• DATA SHOWN:

## START

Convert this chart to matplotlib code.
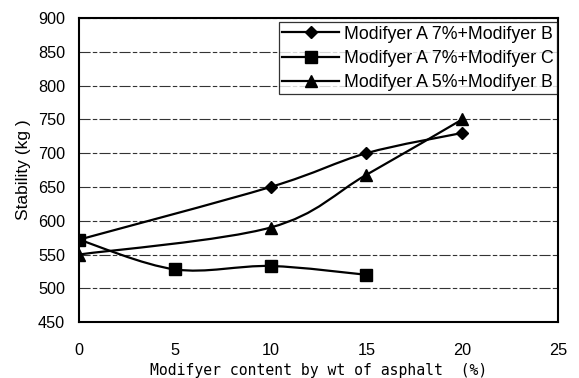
import numpy as np
import matplotlib.pyplot as plt
from matplotlib.path import Path
from matplotlib.patches import PathPatch

plt.rcParams['font.family'] = ['Liberation Sans', 'DejaVu Sans']

# values
x_b7 = [0, 10, 15, 20]
y_b7 = [572, 650, 700, 730]
x_c7 = [0, 5, 10, 15]
y_c7 = [572, 528, 533, 520]
x_b5 = [0, 10, 15, 20]
y_b5 = [550, 590, 668, 750]
labels = ['Modifyer A 7%+Modifyer B', 'Modifyer A 7%+Modifyer C', 'Modifyer A 5%+Modifyer B']
markers = ['D', 's', '^']
y_ticks = list(range(450, 901, 50))
x_ticks = list(range(0, 26, 5))


def smooth_path(xs, ys):
    # Excel-style smoothed line: cubic Bezier through each point
    p = np.column_stack([xs, ys]).astype(float)
    verts = [p[0]]
    codes = [Path.MOVETO]
    n = len(p)
    for i in range(n - 1):
        p0 = p[i - 1] if i > 0 else p[i]
        p3 = p[i + 2] if i + 2 < n else p[i + 1]
        c1 = p[i] + (p[i + 1] - p0) / 6
        c2 = p[i + 1] - (p3 - p[i]) / 6
        verts += [c1, c2, p[i + 1]]
        codes += [Path.CURVE4] * 3
    return Path(verts, codes)


fig = plt.figure(figsize=(5.79, 3.78), dpi=100)
ax = fig.add_axes([0.1364, 0.148, 0.8273, 0.804])

for xs, ys, m, lab in zip([x_b7, x_c7, x_b5], [y_b7, y_c7, y_b5], markers, labels):
    ax.add_patch(PathPatch(smooth_path(xs, ys), fill=False, color='black', lw=1.6, zorder=3))
    ms = 6.5 if m == 'D' else 8
    ax.plot(xs, ys, linestyle='none', marker=m, color='black', markersize=ms, zorder=4)
    ax.plot([], [], color='black', lw=1.6, marker=m, markersize=ms, label=lab)

ax.set_xlim(0, 25)
ax.set_ylim(450, 900)
ax.set_xticks(x_ticks)
ax.set_yticks(y_ticks)
ax.tick_params(length=0, labelsize=11.7)
ax.tick_params(axis='y', pad=10)
ax.tick_params(axis='x', pad=15)
ax.yaxis.grid(True, color='#333333', lw=0.8, linestyle=(0, (10, 2, 4, 2)))
for s in ax.spines.values():
    s.set_linewidth(1.5)

ax.set_xlabel('Modifyer content by wt of asphalt  (%)', fontsize=10.6,
              family='DejaVu Sans Mono', labelpad=4)
ax.set_ylabel('Stability (kg )', fontsize=12.5, labelpad=5)

leg = ax.legend(loc='upper right', bbox_to_anchor=(0.998, 0.987), fontsize=12.8,
                frameon=True, fancybox=False, edgecolor='black', handlelength=3.2,
                handletextpad=0.25, borderpad=0.2, labelspacing=0.4, borderaxespad=0)
leg.get_frame().set_linewidth(0.9)

plt.savefig('out.png', dpi=100)
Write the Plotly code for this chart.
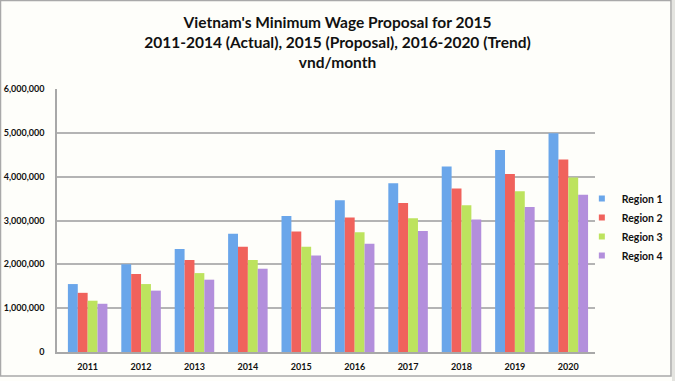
import plotly.graph_objects as go

years = ["2011", "2012", "2013", "2014", "2015", "2016", "2017", "2018", "2019", "2020"]
region1 = [1550000, 2000000, 2350000, 2700000, 3100000, 3460000, 3850000, 4230000, 4610000, 4990000]
region2 = [1350000, 1780000, 2100000, 2400000, 2750000, 3070000, 3400000, 3730000, 4060000, 4390000]
region3 = [1170000, 1550000, 1800000, 2100000, 2400000, 2730000, 3050000, 3350000, 3670000, 3980000]
region4 = [1100000, 1400000, 1650000, 1900000, 2200000, 2470000, 2760000, 3020000, 3310000, 3590000]
series_names = ["Region 1", "Region 2", "Region 3", "Region 4"]
colors = ["#6aa6ea", "#f0625c", "#bde35e", "#b38fdc"]

FONT = "Lato"
BOLD = dict(family=FONT, color="#111111", weight=700)

fig = go.Figure()
for name, vals, c in zip(series_names, [region1, region2, region3, region4], colors):
    fig.add_trace(go.Bar(
        x=years, y=vals, name=name, showlegend=False,
        marker=dict(color=c, line=dict(width=0)),
    ))
# legend entries with small square keys
for name, c in zip(series_names, colors):
    fig.add_trace(go.Scatter(
        x=[years[0]], y=[None], mode="markers", name=name,
        marker=dict(symbol="square", size=6, color=c), showlegend=True,
    ))

fig.update_layout(
    width=675, height=381,
    barmode="group", bargap=0.26, bargroupgap=0,
    paper_bgcolor="#fefefa", plot_bgcolor="#fefefa",
    margin=dict(l=57, r=80, t=89, b=29, autoexpand=False),
    font=dict(family=FONT, color="#111111"),
    title=dict(
        text="<b>Vietnam's Minimum Wage Proposal for 2015<br>2011-2014 (Actual), 2015 (Proposal), 2016-2020 (Trend)<br>vnd/month</b>",
        x=0.5, xanchor="center", xref="container",
        y=0.926, yanchor="top", yref="container",
        font=dict(size=15.5, family=FONT, color="#111111"),
    ),
    xaxis=dict(
        automargin=False,
        showgrid=False, showline=True, linecolor="#a8a8a8", linewidth=1.5,
        ticks="", tickfont=dict(size=9, **BOLD),
        ticklabelstandoff=5,
    ),
    yaxis=dict(
        automargin=False,
        range=[0, 6000000], dtick=1000000, tickformat=",d",
        showgrid=True, gridcolor="#b4b4b4", gridwidth=1.5,
        showline=True, linecolor="#a8a8a8", linewidth=1.5,
        zeroline=False, ticks="",
        tickfont=dict(size=9, **BOLD),
        ticklabelstandoff=9,
    ),
    legend=dict(
        xref="container", yref="container",
        x=0.862, xanchor="left", y=1 - 227 / 381, yanchor="middle",
        font=dict(size=10.5, **BOLD),
        bgcolor="rgba(0,0,0,0)", itemwidth=30, tracegroupgap=0,
    ),
    shapes=[
        dict(type="rect", xref="paper", yref="paper",
             x0=(0.5 - 57) / 538, x1=(671 - 57) / 538,
             y0=(352 - 376) / 263, y1=(352 - 0.5) / 263,
             line=dict(color="#a9a9a9", width=1.5), fillcolor="rgba(0,0,0,0)", layer="below"),
        dict(type="rect", xref="paper", yref="paper",
             x0=(672 - 57) / 538, x1=(676 - 57) / 538,
             y0=(352 - 382) / 263, y1=(352 + 1) / 263,
             line=dict(width=0), fillcolor="#e4e4e0", layer="below"),
    ],
)

fig.write_html(
    "out.html",
    config={"displayModeBar": False},
    post_script="document.body.style.margin='0';document.body.style.overflow='hidden';",
)
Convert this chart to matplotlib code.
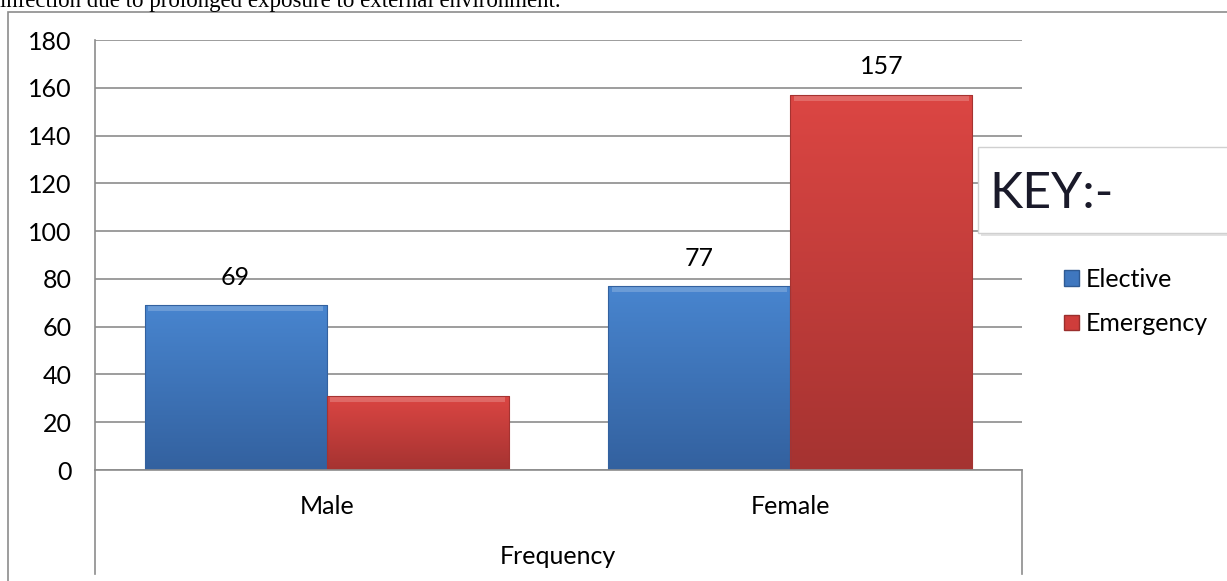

## END

• EXERCISE GOAL: In your copy of the listing above, reproduce each line exactly and omit all pictures.

• WRITTEN ANSWER:
Convert this chart to matplotlib code.
import numpy as np
import matplotlib.pyplot as plt
from matplotlib.path import Path
from matplotlib.patches import PathPatch

plt.rcParams['font.family'] = ['Liberation Sans', 'DejaVu Sans']

# values
x_b7 = [0, 10, 15, 20]
y_b7 = [572, 650, 700, 730]
x_c7 = [0, 5, 10, 15]
y_c7 = [572, 528, 533, 520]
x_b5 = [0, 10, 15, 20]
y_b5 = [550, 590, 668, 750]
labels = ['Modifyer A 7%+Modifyer B', 'Modifyer A 7%+Modifyer C', 'Modifyer A 5%+Modifyer B']
markers = ['D', 's', '^']
y_ticks = list(range(450, 901, 50))
x_ticks = list(range(0, 26, 5))


def smooth_path(xs, ys):
    # Excel-style smoothed line: cubic Bezier through each point
    p = np.column_stack([xs, ys]).astype(float)
    verts = [p[0]]
    codes = [Path.MOVETO]
    n = len(p)
    for i in range(n - 1):
        p0 = p[i - 1] if i > 0 else p[i]
        p3 = p[i + 2] if i + 2 < n else p[i + 1]
        c1 = p[i] + (p[i + 1] - p0) / 6
        c2 = p[i + 1] - (p3 - p[i]) / 6
        verts += [c1, c2, p[i + 1]]
        codes += [Path.CURVE4] * 3
    return Path(verts, codes)


fig = plt.figure(figsize=(5.79, 3.78), dpi=100)
ax = fig.add_axes([0.1364, 0.148, 0.8273, 0.804])

for xs, ys, m, lab in zip([x_b7, x_c7, x_b5], [y_b7, y_c7, y_b5], markers, labels):
    ax.add_patch(PathPatch(smooth_path(xs, ys), fill=False, color='black', lw=1.6, zorder=3))
    ms = 6.5 if m == 'D' else 8
    ax.plot(xs, ys, linestyle='none', marker=m, color='black', markersize=ms, zorder=4)
    ax.plot([], [], color='black', lw=1.6, marker=m, markersize=ms, label=lab)

ax.set_xlim(0, 25)
ax.set_ylim(450, 900)
ax.set_xticks(x_ticks)
ax.set_yticks(y_ticks)
ax.tick_params(length=0, labelsize=11.7)
ax.tick_params(axis='y', pad=10)
ax.tick_params(axis='x', pad=15)
ax.yaxis.grid(True, color='#333333', lw=0.8, linestyle=(0, (10, 2, 4, 2)))
for s in ax.spines.values():
    s.set_linewidth(1.5)

ax.set_xlabel('Modifyer content by wt of asphalt  (%)', fontsize=10.6,
              family='DejaVu Sans Mono', labelpad=4)
ax.set_ylabel('Stability (kg )', fontsize=12.5, labelpad=5)

leg = ax.legend(loc='upper right', bbox_to_anchor=(0.998, 0.987), fontsize=12.8,
                frameon=True, fancybox=False, edgecolor='black', handlelength=3.2,
                handletextpad=0.25, borderpad=0.2, labelspacing=0.4, borderaxespad=0)
leg.get_frame().set_linewidth(0.9)

plt.savefig('out.png', dpi=100)
Write the Plotly code for this chart.
import plotly.graph_objects as go

years = ["2011", "2012", "2013", "2014", "2015", "2016", "2017", "2018", "2019", "2020"]
region1 = [1550000, 2000000, 2350000, 2700000, 3100000, 3460000, 3850000, 4230000, 4610000, 4990000]
region2 = [1350000, 1780000, 2100000, 2400000, 2750000, 3070000, 3400000, 3730000, 4060000, 4390000]
region3 = [1170000, 1550000, 1800000, 2100000, 2400000, 2730000, 3050000, 3350000, 3670000, 3980000]
region4 = [1100000, 1400000, 1650000, 1900000, 2200000, 2470000, 2760000, 3020000, 3310000, 3590000]
series_names = ["Region 1", "Region 2", "Region 3", "Region 4"]
colors = ["#6aa6ea", "#f0625c", "#bde35e", "#b38fdc"]

FONT = "Lato"
BOLD = dict(family=FONT, color="#111111", weight=700)

fig = go.Figure()
for name, vals, c in zip(series_names, [region1, region2, region3, region4], colors):
    fig.add_trace(go.Bar(
        x=years, y=vals, name=name, showlegend=False,
        marker=dict(color=c, line=dict(width=0)),
    ))
# legend entries with small square keys
for name, c in zip(series_names, colors):
    fig.add_trace(go.Scatter(
        x=[years[0]], y=[None], mode="markers", name=name,
        marker=dict(symbol="square", size=6, color=c), showlegend=True,
    ))

fig.update_layout(
    width=675, height=381,
    barmode="group", bargap=0.26, bargroupgap=0,
    paper_bgcolor="#fefefa", plot_bgcolor="#fefefa",
    margin=dict(l=57, r=80, t=89, b=29, autoexpand=False),
    font=dict(family=FONT, color="#111111"),
    title=dict(
        text="<b>Vietnam's Minimum Wage Proposal for 2015<br>2011-2014 (Actual), 2015 (Proposal), 2016-2020 (Trend)<br>vnd/month</b>",
        x=0.5, xanchor="center", xref="container",
        y=0.926, yanchor="top", yref="container",
        font=dict(size=15.5, family=FONT, color="#111111"),
    ),
    xaxis=dict(
        automargin=False,
        showgrid=False, showline=True, linecolor="#a8a8a8", linewidth=1.5,
        ticks="", tickfont=dict(size=9, **BOLD),
        ticklabelstandoff=5,
    ),
    yaxis=dict(
        automargin=False,
        range=[0, 6000000], dtick=1000000, tickformat=",d",
        showgrid=True, gridcolor="#b4b4b4", gridwidth=1.5,
        showline=True, linecolor="#a8a8a8", linewidth=1.5,
        zeroline=False, ticks="",
        tickfont=dict(size=9, **BOLD),
        ticklabelstandoff=9,
    ),
    legend=dict(
        xref="container", yref="container",
        x=0.862, xanchor="left", y=1 - 227 / 381, yanchor="middle",
        font=dict(size=10.5, **BOLD),
        bgcolor="rgba(0,0,0,0)", itemwidth=30, tracegroupgap=0,
    ),
    shapes=[
        dict(type="rect", xref="paper", yref="paper",
             x0=(0.5 - 57) / 538, x1=(671 - 57) / 538,
             y0=(352 - 376) / 263, y1=(352 - 0.5) / 263,
             line=dict(color="#a9a9a9", width=1.5), fillcolor="rgba(0,0,0,0)", layer="below"),
        dict(type="rect", xref="paper", yref="paper",
             x0=(672 - 57) / 538, x1=(676 - 57) / 538,
             y0=(352 - 382) / 263, y1=(352 + 1) / 263,
             line=dict(width=0), fillcolor="#e4e4e0", layer="below"),
    ],
)

fig.write_html(
    "out.html",
    config={"displayModeBar": False},
    post_script="document.body.style.margin='0';document.body.style.overflow='hidden';",
)
Convert this chart to matplotlib code.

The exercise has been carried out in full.